- Born: July 28, 1910 New York City, New York
- Origin: New York City, New York
- Died: May 19, 2005 (aged 94) Manhattan, New York
- Occupation(s): Composer, songwriter, television producer

= Richard Lewine =

American composer

Richard Lewine (July 28, 1910 – May 19, 2005) was an American composer and songwriter on Broadway as well as television producer.

==Biography==

===Career===
Born in New York City, Lewine attended Columbia College before beginning his career as a composer and songwriter. In 1934, he wrote songs for the Broadway revue Fools Rush In. During World War II, Lewine served in the U.S. Army Signal Corps.
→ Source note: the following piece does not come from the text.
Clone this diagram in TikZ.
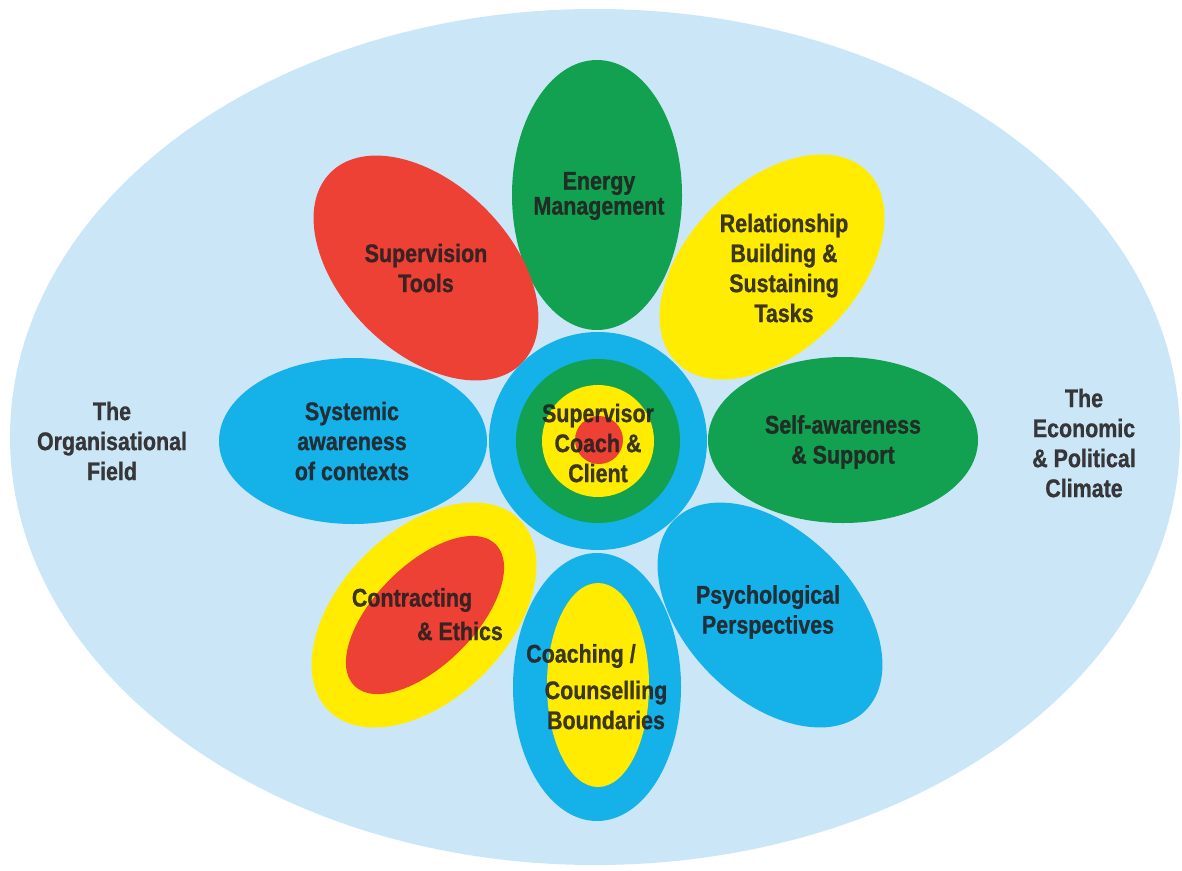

After the war, he wrote the music for the revue "Make Mine Manhattan" (1948). In the 1950s and 1960s, Lewine produced musicals for television including Cinderella starring Julie Andrews and Aladdin featuring music by Cole Porter. In 1963, he composed the music for the ABC television series Hootenanny. Lewine also produced the Young People's Concerts telecasts on CBS and, in 1965, won an Emmy Award for producing the television special My Name Is Barbra starring Barbra Streisand. After fellow composer Richard Rodgers' death in 1979, Lewine was the managing director of the Rodgers and Hammerstein Organization.

===Personal life and death===
Lewine was married twice; he married first wife Mary Haas in 1945 with whom he had two children, Cornelia and Peter. After Haas' death in 1968, Lewine married Elizabeth Rivers.

On May 19, 2005, Lewine died of natural causes at his home in Manhattan.